• _The exercise_:
Your task is to give the listing below back word for word, pictures excluded.

• _Dataset section_:
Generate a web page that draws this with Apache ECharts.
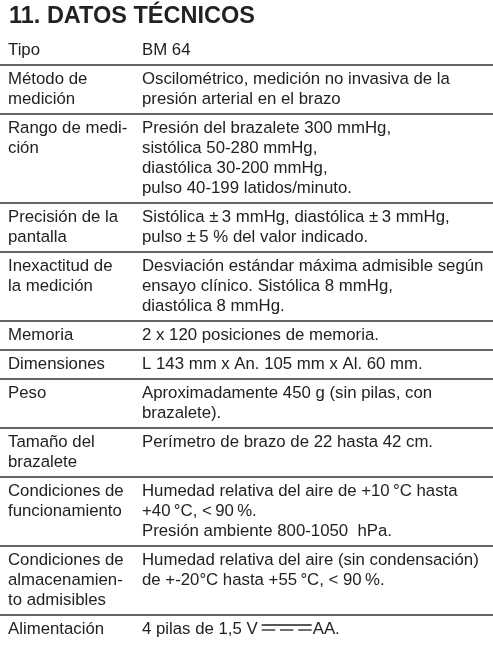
<!DOCTYPE html>
<html>
<head>
<meta charset="utf-8">
<script src="https://cdn.jsdelivr.net/npm/echarts@6/dist/echarts.min.js"></script>
<style>
html,body{margin:0;padding:0;background:#fff;}
#chart{width:493px;height:658px;}
</style>
</head>
<body>
<div id="chart"></div>
<script>
// ---- data ----
const titleText = "11. DATOS TÉCNICOS";
const labels = [
  "Tipo",
  "Método de\nmedición",
  "Rango de medi-\nción",
  "Precisión de la\npantalla",
  "Inexactitud de\nla medición",
  "Memoria",
  "Dimensiones",
  "Peso",
  "Tamaño del\nbrazalete",
  "Condiciones de\nfuncionamiento",
  "Condiciones de\nalmacenamien-\nto admisibles",
  "Alimentación"
];
const values = [
  "BM 64",
  "Oscilométrico, medición no invasiva de la\npresión arterial en el brazo",
  "Presión del brazalete 300 mmHg,\nsistólica 50-280 mmHg,\ndiastólica 30-200 mmHg,\npulso 40-199 latidos/minuto.",
  "Sistólica \u00b1\u20093 mmHg, diastólica \u00b1\u20093 mmHg,\npulso \u00b1\u20095 % del valor indicado.",
  "Desviación estándar máxima admisible según\nensayo clínico. Sistólica 8 mmHg,\ndiastólica 8 mmHg.",
  "2 x 120 posiciones de memoria.",
  "L 143 mm x An. 105 mm x Al. 60 mm.",
  "Aproximadamente 450 g (sin pilas, con\nbrazalete).",
  "Perímetro de brazo de 22 hasta 42 cm.",
  "Humedad relativa del aire de +10\u2009°C hasta\n+40\u2009°C, <\u200990\u2009%.\nPresión ambiente 800-1050  hPa.",
  "Humedad relativa del aire (sin condensación)\nde +-20°C hasta +55\u2009°C, < 90\u2009%.",
  "4 pilas de 1,5 V \u2393 AA."
];
const DC_SYMBOL = "\u2393";

// ---- layout / style ----
const W = 493, H = 658;
const FONT_SIZE = 16.8, LINE_H = 20, PAD = 9, TABLE_TOP = 36;
const LABEL_X = 8, VALUE_X = 142;
const FONT = FONT_SIZE + 'px "Liberation Sans", Arial, sans-serif';
const TEXT_COLOR = '#222';
const RULE_COLOR = '#333';

const lineCounts = labels.map((l, i) =>
  Math.max(l.split('\n').length, values[i].split('\n').length));
const rows = [];
let acc = TABLE_TOP;
lineCounts.forEach((n, i) => {
  const h = n * LINE_H + PAD;
  rows.push([acc, acc + h, i]);
  acc += h;
});

const ctx = document.createElement('canvas').getContext('2d');
ctx.font = FONT;
const measure = t => ctx.measureText(t).width;

function renderItem(params, api) {
  const i = api.value(2);
  const top = api.coord([0, api.value(0)])[1];
  const bottom = api.coord([0, api.value(1)])[1];
  const xL = api.coord([LABEL_X, 0])[0];
  const xV = api.coord([VALUE_X, 0])[0];
  const x0 = api.coord([0, 0])[0];
  const x1 = api.coord([W, 0])[0];
  const ty = top + PAD / 2;
  const children = [];
  children.push({
    type: 'text',
    style: { x: xL, y: ty, text: labels[i], font: FONT, fill: TEXT_COLOR,
             lineHeight: LINE_H, verticalAlign: 'top', align: 'left' }
  });
  const val = values[i];
  if (val.indexOf(DC_SYMBOL) >= 0) {
    const parts = val.split(DC_SYMBOL);
    const p0 = parts[0].replace(/\s+$/, '');
    const p1 = parts[1].replace(/^\s+/, '');
    children.push({
      type: 'text',
      style: { x: xV, y: ty, text: p0, font: FONT, fill: TEXT_COLOR,
               lineHeight: LINE_H, verticalAlign: 'top', align: 'left' }
    });
    const sx = xV + measure(p0) + 4;
    const sw = 50;
    const cy = ty + LINE_H / 2;
    children.push({ type: 'line', shape: { x1: sx, y1: cy - 4.5, x2: sx + sw, y2: cy - 4.5 },
                    style: { stroke: TEXT_COLOR, lineWidth: 1.3 } });
    const dash = 13.5, gap = (sw - 3 * dash) / 2;
    for (let k = 0; k < 3; k++) {
      const dx = sx + k * (dash + gap);
      children.push({ type: 'line', shape: { x1: dx, y1: cy + 0.5, x2: dx + dash, y2: cy + 0.5 },
                      style: { stroke: TEXT_COLOR, lineWidth: 1.3 } });
    }
    children.push({
      type: 'text',
      style: { x: sx + sw + 1, y: ty, text: p1, font: FONT, fill: TEXT_COLOR,
               lineHeight: LINE_H, verticalAlign: 'top', align: 'left' }
    });
  } else {
    children.push({
      type: 'text',
      style: { x: xV, y: ty, text: val, font: FONT, fill: TEXT_COLOR,
               lineHeight: LINE_H, verticalAlign: 'top', align: 'left' }
    });
  }
  if (i < labels.length - 1) {
    children.push({ type: 'line', shape: { x1: x0, y1: bottom, x2: x1, y2: bottom },
                    style: { stroke: RULE_COLOR, lineWidth: 1.4 } });
  }
  return { type: 'group', children: children };
}

const chart = echarts.init(document.getElementById('chart'), null, { renderer: 'canvas' });
chart.setOption({
  animation: false,
  backgroundColor: '#fff',
  title: {
    text: titleText, left: 9, top: 5, padding: 0,
    textStyle: { fontFamily: '"Liberation Sans", Arial, sans-serif', fontSize: 23.5,
                 fontWeight: 'bold', color: TEXT_COLOR }
  },
  grid: { left: 0, right: 0, top: 0, bottom: 0 },
  xAxis: { type: 'value', min: 0, max: W, show: false },
  yAxis: { type: 'value', min: 0, max: H, inverse: true, show: false },
  series: [{
    type: 'custom',
    renderItem: renderItem,
    clip: false,
    data: rows
  }]
});
</script>
</body>
</html>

• _Result of this exercise_:
Generate a web page that draws this with Apache ECharts.
<!DOCTYPE html>
<html>
<head>
<meta charset="utf-8">
<script src="https://cdn.jsdelivr.net/npm/echarts@6/dist/echarts.min.js"></script>
<style>
html,body{margin:0;padding:0;background:#fff;}
#chart{width:493px;height:658px;}
</style>
</head>
<body>
<div id="chart"></div>
<script>
// ---- data ----
const titleText = "11. DATOS TÉCNICOS";
const labels = [
  "Tipo",
  "Método de\nmedición",
  "Rango de medi-\nción",
  "Precisión de la\npantalla",
  "Inexactitud de\nla medición",
  "Memoria",
  "Dimensiones",
  "Peso",
  "Tamaño del\nbrazalete",
  "Condiciones de\nfuncionamiento",
  "Condiciones de\nalmacenamien-\nto admisibles",
  "Alimentación"
];
const values = [
  "BM 64",
  "Oscilométrico, medición no invasiva de la\npresión arterial en el brazo",
  "Presión del brazalete 300 mmHg,\nsistólica 50-280 mmHg,\ndiastólica 30-200 mmHg,\npulso 40-199 latidos/minuto.",
  "Sistólica \u00b1\u20093 mmHg, diastólica \u00b1\u20093 mmHg,\npulso \u00b1\u20095 % del valor indicado.",
  "Desviación estándar máxima admisible según\nensayo clínico. Sistólica 8 mmHg,\ndiastólica 8 mmHg.",
  "2 x 120 posiciones de memoria.",
  "L 143 mm x An. 105 mm x Al. 60 mm.",
  "Aproximadamente 450 g (sin pilas, con\nbrazalete).",
  "Perímetro de brazo de 22 hasta 42 cm.",
  "Humedad relativa del aire de +10\u2009°C hasta\n+40\u2009°C, <\u200990\u2009%.\nPresión ambiente 800-1050  hPa.",
  "Humedad relativa del aire (sin condensación)\nde +-20°C hasta +55\u2009°C, < 90\u2009%.",
  "4 pilas de 1,5 V \u2393 AA."
];
const DC_SYMBOL = "\u2393";

// ---- layout / style ----
const W = 493, H = 658;
const FONT_SIZE = 16.8, LINE_H = 20, PAD = 9, TABLE_TOP = 36;
const LABEL_X = 8, VALUE_X = 142;
const FONT = FONT_SIZE + 'px "Liberation Sans", Arial, sans-serif';
const TEXT_COLOR = '#222';
const RULE_COLOR = '#333';

const lineCounts = labels.map((l, i) =>
  Math.max(l.split('\n').length, values[i].split('\n').length));
const rows = [];
let acc = TABLE_TOP;
lineCounts.forEach((n, i) => {
  const h = n * LINE_H + PAD;
  rows.push([acc, acc + h, i]);
  acc += h;
});

const ctx = document.createElement('canvas').getContext('2d');
ctx.font = FONT;
const measure = t => ctx.measureText(t).width;

function renderItem(params, api) {
  const i = api.value(2);
  const top = api.coord([0, api.value(0)])[1];
  const bottom = api.coord([0, api.value(1)])[1];
  const xL = api.coord([LABEL_X, 0])[0];
  const xV = api.coord([VALUE_X, 0])[0];
  const x0 = api.coord([0, 0])[0];
  const x1 = api.coord([W, 0])[0];
  const ty = top + PAD / 2;
  const children = [];
  children.push({
    type: 'text',
    style: { x: xL, y: ty, text: labels[i], font: FONT, fill: TEXT_COLOR,
             lineHeight: LINE_H, verticalAlign: 'top', align: 'left' }
  });
  const val = values[i];
  if (val.indexOf(DC_SYMBOL) >= 0) {
    const parts = val.split(DC_SYMBOL);
    const p0 = parts[0].replace(/\s+$/, '');
    const p1 = parts[1].replace(/^\s+/, '');
    children.push({
      type: 'text',
      style: { x: xV, y: ty, text: p0, font: FONT, fill: TEXT_COLOR,
               lineHeight: LINE_H, verticalAlign: 'top', align: 'left' }
    });
    const sx = xV + measure(p0) + 4;
    const sw = 50;
    const cy = ty + LINE_H / 2;
    children.push({ type: 'line', shape: { x1: sx, y1: cy - 4.5, x2: sx + sw, y2: cy - 4.5 },
                    style: { stroke: TEXT_COLOR, lineWidth: 1.3 } });
    const dash = 13.5, gap = (sw - 3 * dash) / 2;
    for (let k = 0; k < 3; k++) {
      const dx = sx + k * (dash + gap);
      children.push({ type: 'line', shape: { x1: dx, y1: cy + 0.5, x2: dx + dash, y2: cy + 0.5 },
                      style: { stroke: TEXT_COLOR, lineWidth: 1.3 } });
    }
    children.push({
      type: 'text',
      style: { x: sx + sw + 1, y: ty, text: p1, font: FONT, fill: TEXT_COLOR,
               lineHeight: LINE_H, verticalAlign: 'top', align: 'left' }
    });
  } else {
    children.push({
      type: 'text',
      style: { x: xV, y: ty, text: val, font: FONT, fill: TEXT_COLOR,
               lineHeight: LINE_H, verticalAlign: 'top', align: 'left' }
    });
  }
  if (i < labels.length - 1) {
    children.push({ type: 'line', shape: { x1: x0, y1: bottom, x2: x1, y2: bottom },
                    style: { stroke: RULE_COLOR, lineWidth: 1.4 } });
  }
  return { type: 'group', children: children };
}

const chart = echarts.init(document.getElementById('chart'), null, { renderer: 'canvas' });
chart.setOption({
  animation: false,
  backgroundColor: '#fff',
  title: {
    text: titleText, left: 9, top: 5, padding: 0,
    textStyle: { fontFamily: '"Liberation Sans", Arial, sans-serif', fontSize: 23.5,
                 fontWeight: 'bold', color: TEXT_COLOR }
  },
  grid: { left: 0, right: 0, top: 0, bottom: 0 },
  xAxis: { type: 'value', min: 0, max: W, show: false },
  yAxis: { type: 'value', min: 0, max: H, inverse: true, show: false },
  series: [{
    type: 'custom',
    renderItem: renderItem,
    clip: false,
    data: rows
  }]
});
</script>
</body>
</html>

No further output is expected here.